Requirement: State how many lines contain "matplotlib", and write nothing except that count.

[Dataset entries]
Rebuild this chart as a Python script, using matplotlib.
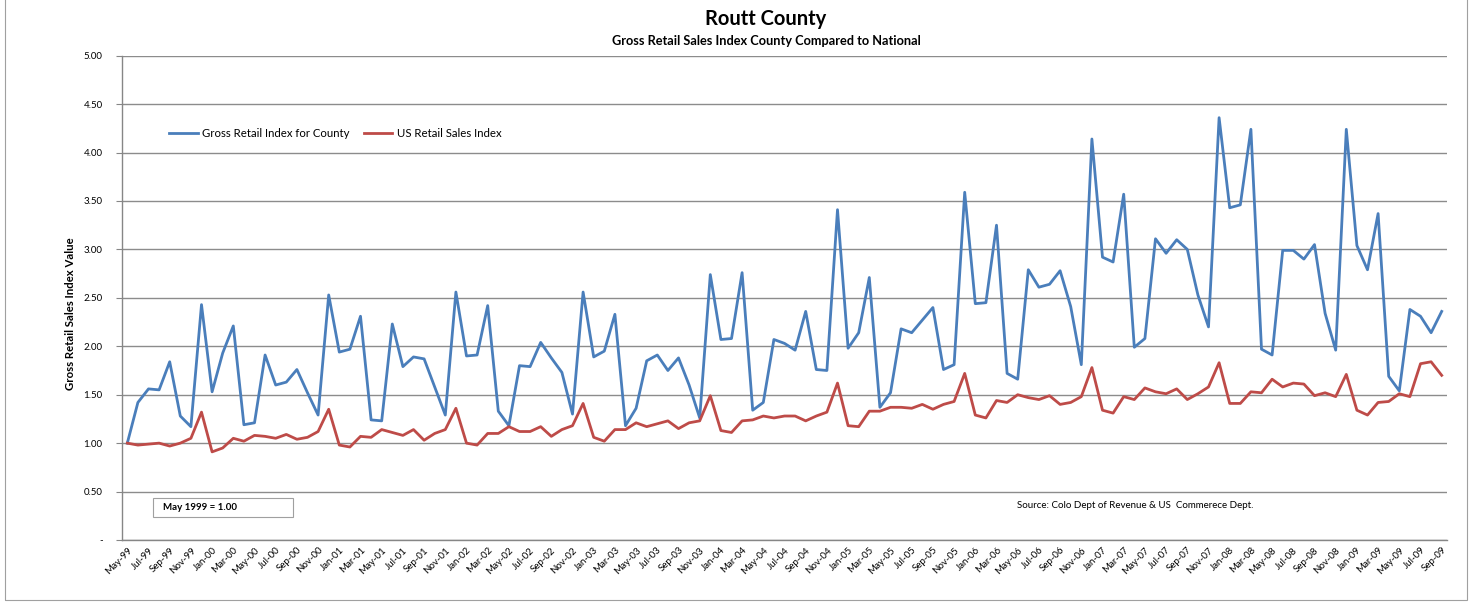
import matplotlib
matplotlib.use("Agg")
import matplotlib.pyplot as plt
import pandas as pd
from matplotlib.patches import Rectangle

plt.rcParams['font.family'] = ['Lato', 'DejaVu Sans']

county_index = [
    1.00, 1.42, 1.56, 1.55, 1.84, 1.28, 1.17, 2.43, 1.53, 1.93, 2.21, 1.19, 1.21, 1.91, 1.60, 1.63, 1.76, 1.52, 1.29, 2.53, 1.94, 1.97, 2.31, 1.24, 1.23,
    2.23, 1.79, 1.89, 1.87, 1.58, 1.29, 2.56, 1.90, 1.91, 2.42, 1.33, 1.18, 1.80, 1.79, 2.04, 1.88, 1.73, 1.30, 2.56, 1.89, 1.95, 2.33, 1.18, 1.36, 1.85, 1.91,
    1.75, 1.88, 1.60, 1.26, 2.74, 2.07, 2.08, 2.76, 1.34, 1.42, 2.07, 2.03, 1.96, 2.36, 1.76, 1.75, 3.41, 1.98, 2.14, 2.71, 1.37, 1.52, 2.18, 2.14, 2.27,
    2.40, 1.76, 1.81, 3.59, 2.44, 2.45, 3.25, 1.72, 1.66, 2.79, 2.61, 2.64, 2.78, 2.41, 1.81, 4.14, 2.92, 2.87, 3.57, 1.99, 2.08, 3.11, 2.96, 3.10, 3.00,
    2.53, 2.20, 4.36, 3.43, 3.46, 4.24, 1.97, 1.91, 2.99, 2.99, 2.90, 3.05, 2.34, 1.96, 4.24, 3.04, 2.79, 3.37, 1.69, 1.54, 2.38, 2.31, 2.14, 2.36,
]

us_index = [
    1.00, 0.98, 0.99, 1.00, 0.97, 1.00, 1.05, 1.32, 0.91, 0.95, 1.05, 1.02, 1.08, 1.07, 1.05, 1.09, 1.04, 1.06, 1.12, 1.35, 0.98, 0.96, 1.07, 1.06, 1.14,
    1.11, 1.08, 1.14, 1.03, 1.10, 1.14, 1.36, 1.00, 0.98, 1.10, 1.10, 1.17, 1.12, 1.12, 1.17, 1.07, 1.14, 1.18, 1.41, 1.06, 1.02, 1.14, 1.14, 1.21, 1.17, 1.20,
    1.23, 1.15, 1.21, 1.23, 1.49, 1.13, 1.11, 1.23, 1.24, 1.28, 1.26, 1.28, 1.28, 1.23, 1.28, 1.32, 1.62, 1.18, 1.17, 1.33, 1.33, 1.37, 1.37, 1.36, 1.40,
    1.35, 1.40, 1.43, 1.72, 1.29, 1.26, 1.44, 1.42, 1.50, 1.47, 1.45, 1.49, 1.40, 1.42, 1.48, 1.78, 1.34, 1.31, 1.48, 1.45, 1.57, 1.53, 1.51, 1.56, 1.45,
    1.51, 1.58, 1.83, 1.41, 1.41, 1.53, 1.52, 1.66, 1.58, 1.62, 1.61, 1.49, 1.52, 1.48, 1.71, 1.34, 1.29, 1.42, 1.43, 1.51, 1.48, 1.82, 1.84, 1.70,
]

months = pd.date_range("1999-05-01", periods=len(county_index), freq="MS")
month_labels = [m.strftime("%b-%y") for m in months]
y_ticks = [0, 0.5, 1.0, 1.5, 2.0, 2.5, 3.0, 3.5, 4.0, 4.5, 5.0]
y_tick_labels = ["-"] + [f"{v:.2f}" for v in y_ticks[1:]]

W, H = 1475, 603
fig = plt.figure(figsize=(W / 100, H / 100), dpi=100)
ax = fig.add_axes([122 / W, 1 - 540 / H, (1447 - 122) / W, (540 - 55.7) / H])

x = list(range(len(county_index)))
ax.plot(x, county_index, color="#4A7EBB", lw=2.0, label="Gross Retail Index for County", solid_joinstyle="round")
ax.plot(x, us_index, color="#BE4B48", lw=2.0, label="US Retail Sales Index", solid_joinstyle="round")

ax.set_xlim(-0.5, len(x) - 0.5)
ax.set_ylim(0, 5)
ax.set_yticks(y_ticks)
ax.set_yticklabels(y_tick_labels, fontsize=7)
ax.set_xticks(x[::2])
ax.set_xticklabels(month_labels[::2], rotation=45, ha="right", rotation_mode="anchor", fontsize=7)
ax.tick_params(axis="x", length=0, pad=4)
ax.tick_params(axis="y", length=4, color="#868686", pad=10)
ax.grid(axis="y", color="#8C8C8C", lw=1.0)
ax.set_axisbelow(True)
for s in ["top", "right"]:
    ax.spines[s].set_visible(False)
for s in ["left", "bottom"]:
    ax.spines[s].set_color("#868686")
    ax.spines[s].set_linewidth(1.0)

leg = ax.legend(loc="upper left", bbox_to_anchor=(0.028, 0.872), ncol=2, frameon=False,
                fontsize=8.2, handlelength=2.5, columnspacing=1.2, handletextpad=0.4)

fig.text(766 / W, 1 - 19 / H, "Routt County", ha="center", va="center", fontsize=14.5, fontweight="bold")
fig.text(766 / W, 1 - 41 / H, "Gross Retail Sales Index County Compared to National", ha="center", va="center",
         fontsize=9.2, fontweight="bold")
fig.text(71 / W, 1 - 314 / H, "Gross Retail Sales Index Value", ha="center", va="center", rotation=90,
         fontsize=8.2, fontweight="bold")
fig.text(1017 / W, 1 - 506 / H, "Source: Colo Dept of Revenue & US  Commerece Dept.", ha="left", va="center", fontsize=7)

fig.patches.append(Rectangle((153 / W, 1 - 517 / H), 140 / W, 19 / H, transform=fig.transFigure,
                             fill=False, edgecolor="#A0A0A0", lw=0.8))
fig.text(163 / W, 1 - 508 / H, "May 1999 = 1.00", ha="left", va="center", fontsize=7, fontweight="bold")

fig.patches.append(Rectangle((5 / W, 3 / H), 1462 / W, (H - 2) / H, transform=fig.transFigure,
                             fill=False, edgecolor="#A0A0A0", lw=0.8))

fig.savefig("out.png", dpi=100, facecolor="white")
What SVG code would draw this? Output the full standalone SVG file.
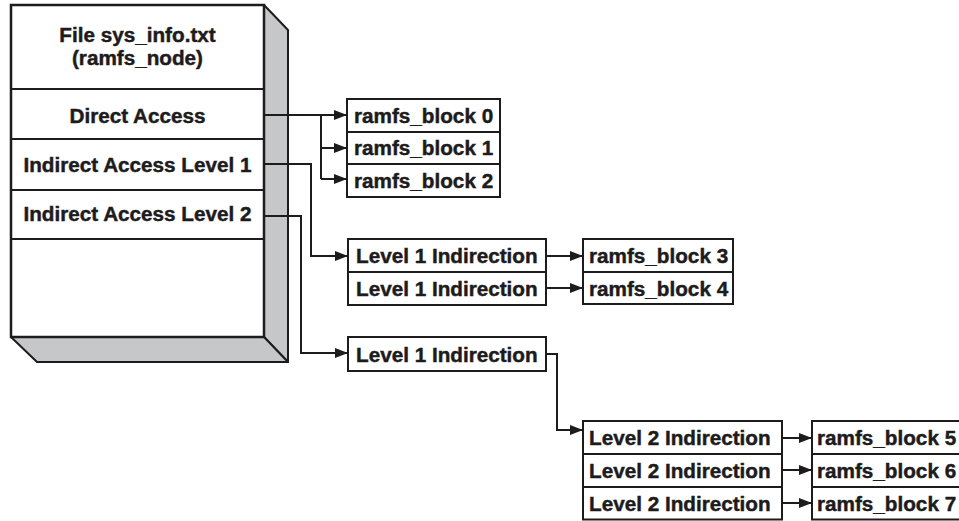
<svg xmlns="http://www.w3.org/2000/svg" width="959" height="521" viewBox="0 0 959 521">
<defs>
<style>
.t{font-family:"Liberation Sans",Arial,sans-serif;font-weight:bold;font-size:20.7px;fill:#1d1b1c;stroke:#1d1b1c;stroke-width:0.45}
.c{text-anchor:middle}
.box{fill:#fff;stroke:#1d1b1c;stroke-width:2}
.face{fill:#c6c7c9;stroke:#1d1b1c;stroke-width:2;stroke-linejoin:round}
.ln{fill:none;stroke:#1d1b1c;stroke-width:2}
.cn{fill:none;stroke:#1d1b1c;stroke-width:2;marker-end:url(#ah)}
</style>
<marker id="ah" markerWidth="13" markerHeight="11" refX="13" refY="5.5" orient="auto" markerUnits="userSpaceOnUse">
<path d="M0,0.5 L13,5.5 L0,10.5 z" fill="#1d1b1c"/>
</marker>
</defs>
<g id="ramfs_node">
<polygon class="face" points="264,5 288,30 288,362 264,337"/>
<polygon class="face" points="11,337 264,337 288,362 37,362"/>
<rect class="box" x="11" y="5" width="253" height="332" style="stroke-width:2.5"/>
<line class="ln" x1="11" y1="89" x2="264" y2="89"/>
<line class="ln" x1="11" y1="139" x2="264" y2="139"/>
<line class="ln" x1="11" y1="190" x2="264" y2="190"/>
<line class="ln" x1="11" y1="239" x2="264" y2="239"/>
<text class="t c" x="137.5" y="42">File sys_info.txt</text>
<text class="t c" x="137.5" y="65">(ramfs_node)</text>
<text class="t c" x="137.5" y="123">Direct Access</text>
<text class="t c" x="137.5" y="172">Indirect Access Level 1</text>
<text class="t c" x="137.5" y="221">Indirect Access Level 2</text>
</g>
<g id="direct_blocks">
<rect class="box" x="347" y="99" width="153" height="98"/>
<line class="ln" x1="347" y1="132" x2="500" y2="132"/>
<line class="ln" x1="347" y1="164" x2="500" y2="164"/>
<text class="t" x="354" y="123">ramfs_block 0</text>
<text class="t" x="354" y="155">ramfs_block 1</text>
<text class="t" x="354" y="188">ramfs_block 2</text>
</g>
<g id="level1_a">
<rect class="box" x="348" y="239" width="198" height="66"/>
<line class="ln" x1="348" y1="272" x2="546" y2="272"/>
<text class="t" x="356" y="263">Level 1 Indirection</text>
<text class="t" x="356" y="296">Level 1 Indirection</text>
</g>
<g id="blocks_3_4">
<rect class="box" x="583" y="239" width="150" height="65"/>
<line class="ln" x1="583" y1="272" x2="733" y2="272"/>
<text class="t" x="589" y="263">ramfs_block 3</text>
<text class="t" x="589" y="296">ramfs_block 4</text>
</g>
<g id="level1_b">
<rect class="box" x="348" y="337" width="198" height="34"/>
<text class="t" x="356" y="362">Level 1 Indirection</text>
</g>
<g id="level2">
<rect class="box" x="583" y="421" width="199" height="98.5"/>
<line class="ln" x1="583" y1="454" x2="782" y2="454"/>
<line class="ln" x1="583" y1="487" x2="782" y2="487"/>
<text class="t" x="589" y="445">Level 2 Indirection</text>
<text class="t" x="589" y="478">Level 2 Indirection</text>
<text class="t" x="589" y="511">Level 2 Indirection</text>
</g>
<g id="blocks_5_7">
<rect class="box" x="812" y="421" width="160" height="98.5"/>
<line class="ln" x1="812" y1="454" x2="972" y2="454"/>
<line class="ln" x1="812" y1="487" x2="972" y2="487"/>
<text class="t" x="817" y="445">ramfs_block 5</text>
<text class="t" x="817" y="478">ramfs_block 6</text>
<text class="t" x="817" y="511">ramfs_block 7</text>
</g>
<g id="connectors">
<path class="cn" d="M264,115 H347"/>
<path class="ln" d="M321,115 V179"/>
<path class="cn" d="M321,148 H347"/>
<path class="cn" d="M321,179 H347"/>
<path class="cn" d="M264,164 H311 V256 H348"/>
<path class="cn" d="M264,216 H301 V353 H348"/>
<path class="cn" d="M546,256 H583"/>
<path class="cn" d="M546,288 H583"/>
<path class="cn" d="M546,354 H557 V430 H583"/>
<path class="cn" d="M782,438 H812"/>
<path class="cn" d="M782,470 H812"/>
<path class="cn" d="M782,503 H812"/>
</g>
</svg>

Reply: 5